Après un dessert de glace et de meringue, le moment tant attendu est arrivé. Les lumières sont tamisées, et la maîtresse de cérémonie demande aux cinq finalistes de se lever, sous les applaudissements vigoureux de la foule. Au micro, Brigitte Streiff annonce: «Le prix de Mister Boutefas 2022 revient à… la Boucherie du Tilleul!» Visiblement ému, Blaise Morier remercie le public d’avoir voté pour son boutefas et félicite ses concurrents.
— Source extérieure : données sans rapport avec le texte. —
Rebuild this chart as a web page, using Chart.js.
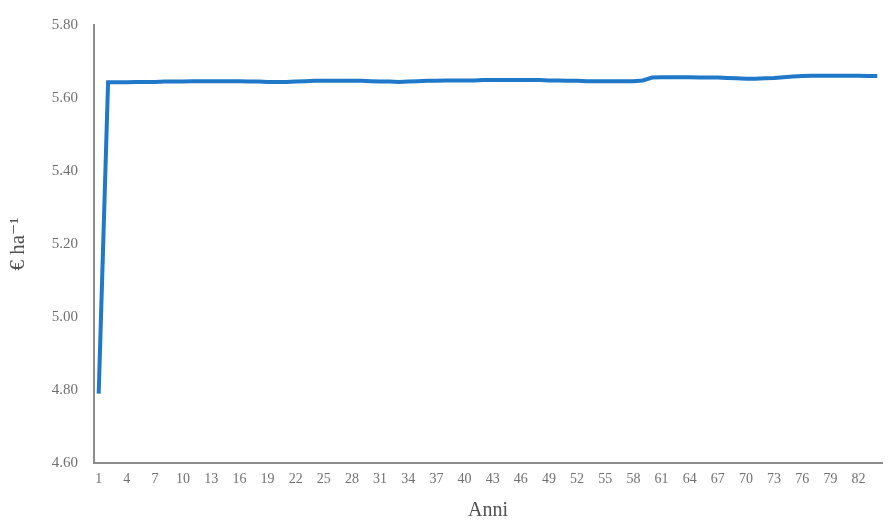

C’est donc le numéro 3 qui a remporté les faveurs de la majorité.

L'heureux gagnant, Blaise Morier, avec la présidente de Slow Food.

«C’est vraiment une bonne surprise. Ça fait une semaine que je mange du Boutefas tous les jours, et honnêtement, je n’étais pas très satisfait de mon produit», confie le gagnant quelques minutes après l’annonce. Et obtenir le label AOP pour son Boutefas, c’est pour bientôt? «Je ne sais pas encore. C’est très compliqué comme processus, il faudrait que je fasse quelques ajustements.» Parmi les autres bouchers, on se pose également la question. Le cahier des charges sera plutôt restrictif. Pour pouvoir obtenir les trois lettres, il faudra se conformer à ses nombreuses exigences.

À ma table, un peu de déception, mais aussi le sentiment d’avoir passé une joyeuse soirée en agréable compagnie. «On n’a peut-être pas gardé les cochons ensembles, mais on les a certainement mangés ensembles», me glisse mon voisin de droite en rigolant. Une belle dernière pour la nuit du boutefas… AOP.